Jesús Ferrero
La carencia de vicios añade muy poco a la virtud, pensaba Antonio Machado. Y tenía razón. A lo largo de mi vida he conocido a ciertas personas sin vicios.
Recuerdo a un individuo que conocí en los confines de China que no bebía, no fumaba, no practicaba el sexo. Su dieta era extremadamente frugal y únicamente bebía un té venenoso que le iba momificando el cuerpo.
Su único alimento era una especie de sémola con una cucharadita de aceite de soja. Su sabor era indeciblemente vomitivo.
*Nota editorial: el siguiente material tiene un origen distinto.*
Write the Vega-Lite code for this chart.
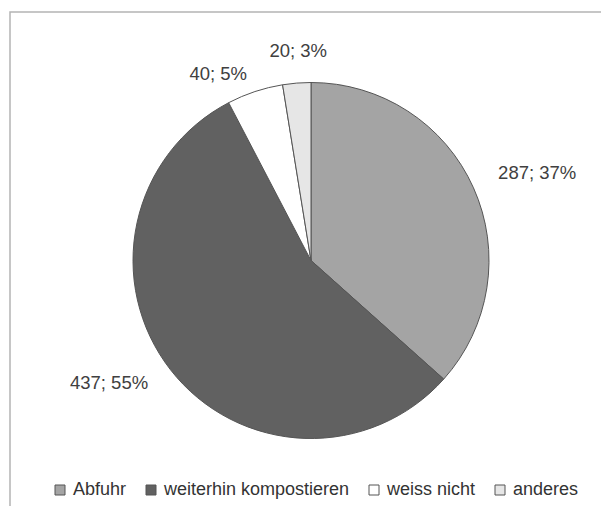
{
  "$schema": "https://vega.github.io/schema/vega-lite/v6.json",
  "autosize": {"type": "none"},
  "width": 602,
  "height": 497,
  "padding": {"left": 10, "top": 12, "right": 0, "bottom": 0},
  "background": "#ffffff",
  "view": {"stroke": "#b4b4b4", "strokeWidth": 1.5, "fill": "#ffffff"},
  "config": {
    "font": "Liberation Sans"
  },
  "data": {
    "values": [
      {"k": "Abfuhr", "n": 287, "o": 1, "label": "287; 37%"},
      {"k": "weiterhin kompostieren", "n": 437, "o": 2, "label": "437; 55%"},
      {"k": "weiss nicht", "n": 40, "o": 3, "label": "40; 5%"},
      {"k": "anderes", "n": 20, "o": 4, "label": "20; 3%"}
    ]
  },
  "encoding": {
    "theta": {"field": "n", "type": "quantitative", "stack": true},
    "order": {"field": "o", "type": "quantitative", "sort": "ascending"}
  },
  "layer": [
    {
      "mark": {"type": "arc", "outerRadius": 178, "stroke": "#555555", "strokeWidth": 1},
      "encoding": {
        "color": {
          "field": "k",
          "type": "nominal",
          "sort": ["Abfuhr", "weiterhin kompostieren", "weiss nicht", "anderes"],
          "scale": {
            "domain": ["Abfuhr", "weiterhin kompostieren", "weiss nicht", "anderes"],
            "range": ["#a4a4a4", "#616161", "#ffffff", "#e6e6e6"]
          },
          "legend": {
            "title": null,
            "orient": "none",
            "direction": "horizontal",
            "columns": 4,
            "legendX": 41,
            "legendY": 469,
            "padding": 0,
            "symbolType": "square",
            "symbolSize": 100,
            "symbolStrokeColor": "#555555",
            "symbolStrokeWidth": 1,
            "symbolOpacity": 1,
            "labelFont": "Liberation Sans",
            "labelFontSize": 18,
            "labelColor": "#333333",
            "labelOffset": 4,
            "columnPadding": 15,
            "labelLimit": 400
          }
        }
      }
    },
    {
      "mark": {"type": "text", "radius": 205, "align": "left", "baseline": "middle", "dy": -4, "fontSize": 18.5, "font": "Liberation Sans", "fill": "#404040"},
      "encoding": {
        "detail": {"field": "k"},
        "text": {"condition": {"test": "datum.k === 'Abfuhr'", "field": "label"}, "value": ""}
      }
    },
    {
      "mark": {"type": "text", "radius": 200, "align": "right", "baseline": "middle", "dx": -5, "fontSize": 18.5, "font": "Liberation Sans", "fill": "#404040"},
      "encoding": {
        "detail": {"field": "k"},
        "text": {"condition": {"test": "datum.k === 'weiterhin kompostieren'", "field": "label"}, "value": ""}
      }
    },
    {
      "mark": {"type": "text", "radius": 196, "align": "center", "baseline": "middle", "dx": -31, "fontSize": 18.5, "font": "Liberation Sans", "fill": "#404040"},
      "encoding": {
        "detail": {"field": "k"},
        "text": {"condition": {"test": "datum.k === 'weiss nicht'", "field": "label"}, "value": ""}
      }
    },
    {
      "mark": {"type": "text", "radius": 210, "align": "center", "baseline": "middle", "dx": 4, "fontSize": 18.5, "font": "Liberation Sans", "fill": "#404040"},
      "encoding": {
        "detail": {"field": "k"},
        "text": {"condition": {"test": "datum.k === 'anderes'", "field": "label"}, "value": ""}
      }
    }
  ]
}
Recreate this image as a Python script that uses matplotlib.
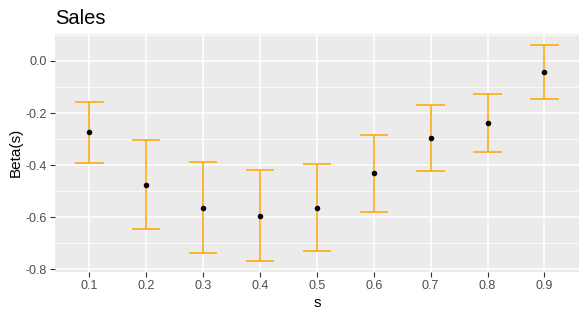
import matplotlib
matplotlib.use('Agg')
import matplotlib.pyplot as plt
import numpy as np

plt.rcParams['font.family'] = ['Liberation Sans', 'DejaVu Sans']

S_LABELS = ["0.1", "0.2", "0.3", "0.4", "0.5", "0.6", "0.7", "0.8", "0.9"]
BETA     = [-0.274, -0.475, -0.563, -0.594, -0.563, -0.432, -0.297, -0.239, -0.042]
LOWER    = [-0.391, -0.644, -0.737, -0.768, -0.729, -0.579, -0.424, -0.351, -0.147]
UPPER    = [-0.158, -0.305, -0.390, -0.420, -0.397, -0.285, -0.170, -0.127,  0.062]

ORANGE = "#FFA500"

fig = plt.figure(figsize=(5.86, 3.19), dpi=100)
ax = fig.add_axes([55.2 / 586, 1 - 271.7 / 319, (578.6 - 55.2) / 586, (271.7 - 34) / 319])
ax.set_facecolor("#EBEBEB")

xs = np.arange(1, len(S_LABELS) + 1)

# grid (minor + major, ggplot style)
for y in np.arange(-0.9, 0.11, 0.2):
    ax.axhline(y, color="white", lw=0.55, zorder=0)
for y in np.arange(-0.8, 0.01, 0.2):
    ax.axhline(y, color="white", lw=1.1, zorder=0)
for x in xs:
    ax.axvline(x, color="white", lw=1.1, zorder=0)

# error bars
ax.vlines(xs, LOWER, UPPER, color=ORANGE, lw=1.1, zorder=2)
ax.hlines(LOWER, xs - 0.25, xs + 0.25, color=ORANGE, lw=1.1, zorder=2)
ax.hlines(UPPER, xs - 0.25, xs + 0.25, color=ORANGE, lw=1.1, zorder=2)
ax.scatter(xs, BETA, s=16, color="black", zorder=3, linewidths=0)

lo, hi = min(LOWER), max(UPPER)
pad = (hi - lo) * 0.05
ax.set_ylim(lo - pad, hi + pad)
ax.set_xlim(0.4, len(S_LABELS) + 0.6)

ax.set_xticks(xs)
ax.set_xticklabels(S_LABELS)
ax.set_yticks([-0.8, -0.6, -0.4, -0.2, 0.0])
ax.set_yticklabels(["-0.8", "-0.6", "-0.4", "-0.2", "0.0"])
ax.tick_params(colors="#333333", labelcolor="#4D4D4D", labelsize=9,
               length=3.5, width=0.8, pad=2.5)
for sp in ax.spines.values():
    sp.set_visible(False)

ax.set_xlabel("s", fontsize=11, color="black", labelpad=3)
ax.set_ylabel("Beta(s)", fontsize=11, color="black", labelpad=2)
fig.text(55.2 / 586, 1 - 24.5 / 319, "Sales", fontsize=14.5, color="black",
         ha="left", va="baseline")

fig.savefig("out.png", dpi=100)
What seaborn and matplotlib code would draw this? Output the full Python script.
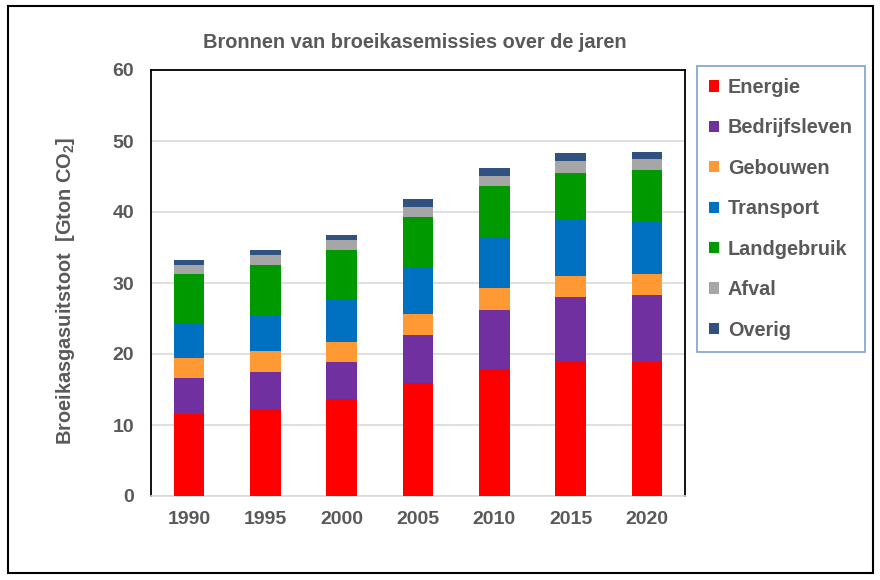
import numpy as np
import matplotlib
matplotlib.use("Agg")
import matplotlib.pyplot as plt
import seaborn as sns
import pandas as pd
from matplotlib.patches import Patch, Rectangle

# data (Gton CO2)
years = ["1990", "1995", "2000", "2005", "2010", "2015", "2020"]
sectors = ["Energie", "Bedrijfsleven", "Gebouwen", "Transport", "Landgebruik", "Afval", "Overig"]
energie = [11.6, 12.2, 13.6, 15.9, 17.9, 19.0, 18.9]
bedrijfsleven = [5.0, 5.2, 5.3, 6.8, 8.3, 9.0, 9.4]
gebouwen = [2.8, 3.0, 2.8, 2.9, 3.1, 3.0, 3.0]
transport = [4.8, 5.1, 6.0, 6.6, 7.2, 7.9, 7.3]
landgebruik = [7.0, 7.0, 6.9, 7.1, 7.2, 6.6, 7.3]
afval = [1.4, 1.5, 1.4, 1.4, 1.4, 1.7, 1.6]
overig = [0.6, 0.7, 0.7, 1.1, 1.1, 1.1, 1.0]

colors = ["#FF0000", "#7030A0", "#FF9933", "#0070C0", "#009900", "#A6A6A6", "#2F5281"]
text_col = "#595959"

sns.set_style("white")
plt.rcParams['font.family'] = ['Liberation Sans', 'DejaVu Sans']
plt.rcParams['mathtext.fontset'] = 'custom'
plt.rcParams['mathtext.bf'] = 'Liberation Sans:bold'
plt.rcParams['mathtext.rm'] = 'Liberation Sans:bold'

df = pd.DataFrame({"jaar": years, "Energie": energie, "Bedrijfsleven": bedrijfsleven,
                   "Gebouwen": gebouwen, "Transport": transport, "Landgebruik": landgebruik,
                   "Afval": afval, "Overig": overig})
cum = df[sectors].cumsum(axis=1)

fig = plt.figure(figsize=(8.8, 5.8), dpi=100)
ax = fig.add_axes([151 / 880, 84 / 580, 534 / 880, 426 / 580])

# stacked bars: draw cumulative totals from top layer down
for name, col in reversed(list(zip(sectors, colors))):
    sns.barplot(x=df["jaar"], y=cum[name], color=col, width=0.4,
                saturation=1, linewidth=0, ax=ax, zorder=3)

ax.set_ylim(0, 60)
ax.set_yticks(range(0, 61, 10))
ax.yaxis.grid(True, color="#D9D9D9", linewidth=1.2, zorder=0)
ax.set_axisbelow(True)
ax.set_xlabel("")
ax.set_ylabel("")
ax.tick_params(axis="y", length=0, pad=12, labelsize=14, labelcolor=text_col)
ax.tick_params(axis="x", length=0, pad=11, labelsize=14, labelcolor=text_col)
for lab in ax.get_xticklabels() + ax.get_yticklabels():
    lab.set_fontweight("bold")
for s in ["left", "top", "right"]:
    ax.spines[s].set_color("black")
    ax.spines[s].set_linewidth(1.3)
ax.spines["bottom"].set_color("#D9D9D9")
ax.spines["bottom"].set_linewidth(1.2)

fig.text(415 / 880, 1 - 43 / 580, "Bronnen van broeikasemissies over de jaren",
         ha="center", va="center", fontsize=14.4, fontweight="bold", color=text_col)
fig.text(66 / 880, 1 - 291 / 580, r"Broeikasgasuitstoot  [Gton CO$_{\mathbf{2}}$]",
         ha="center", va="center", rotation=90, fontsize=14.4, fontweight="bold", color=text_col)

handles = [Patch(facecolor=c, edgecolor="none") for c in colors]
leg = fig.legend(handles, sectors, loc="upper left",
                 bbox_to_anchor=(697 / 880, 1 - 66 / 580), frameon=True,
                 handlelength=0.5, handleheight=0.5, handletextpad=0.45,
                 labelspacing=1.08, borderpad=0.6, borderaxespad=0,
                 fancybox=False, prop={"weight": "bold", "size": 14.3})
leg.get_frame().set_edgecolor("#5B8BC9")
leg.get_frame().set_linewidth(1.2)
for t in leg.get_texts():
    t.set_color(text_col)

fig.patches.append(Rectangle((8 / 880, 7 / 580), 865 / 880, 567 / 580,
                             transform=fig.transFigure, fill=False,
                             edgecolor="black", linewidth=1.5))

fig.savefig("out.png", dpi=100)
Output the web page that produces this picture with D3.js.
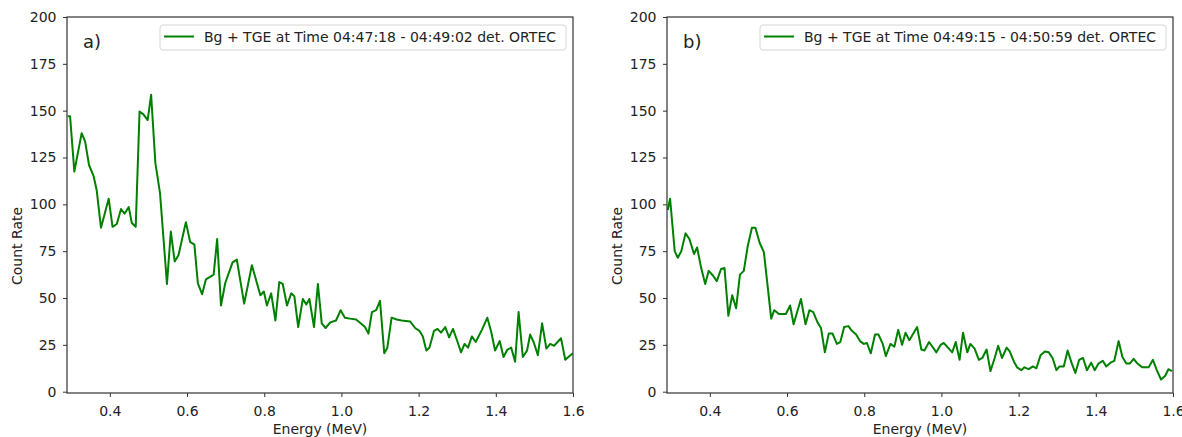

La antigastronomía elevada a la enésima potencia.
El problema llegaba cuando estabas junto a él: era la imagen más pavorosa que he visto del vacío, y al mismo tiempo su personalidad me parecía una muralla neolítica.
Y no me refiero a esa vacío sustancial y sutilísimo del que hablan los ascetas, ni me refiero a la muralla que algunas almas colocan ante la corrupción y la avaricia.
Me refiero a un vacío sin sustancia, sin aliento, sin respiración. Me refiero a una muralla tras la cual sólo se veían las amplísimas dimensiones de la nada.
Y es normal, a través de las pasiones, positivas y negativas, el cuerpo se pone en movimiento y se revolucionan la cabeza y el corazón.
Y ahora sabemos que también el corazón tiene neuronas, y que a su manera piensa. (Ya lo habían adivinado los griegos, como tantas otras cosas).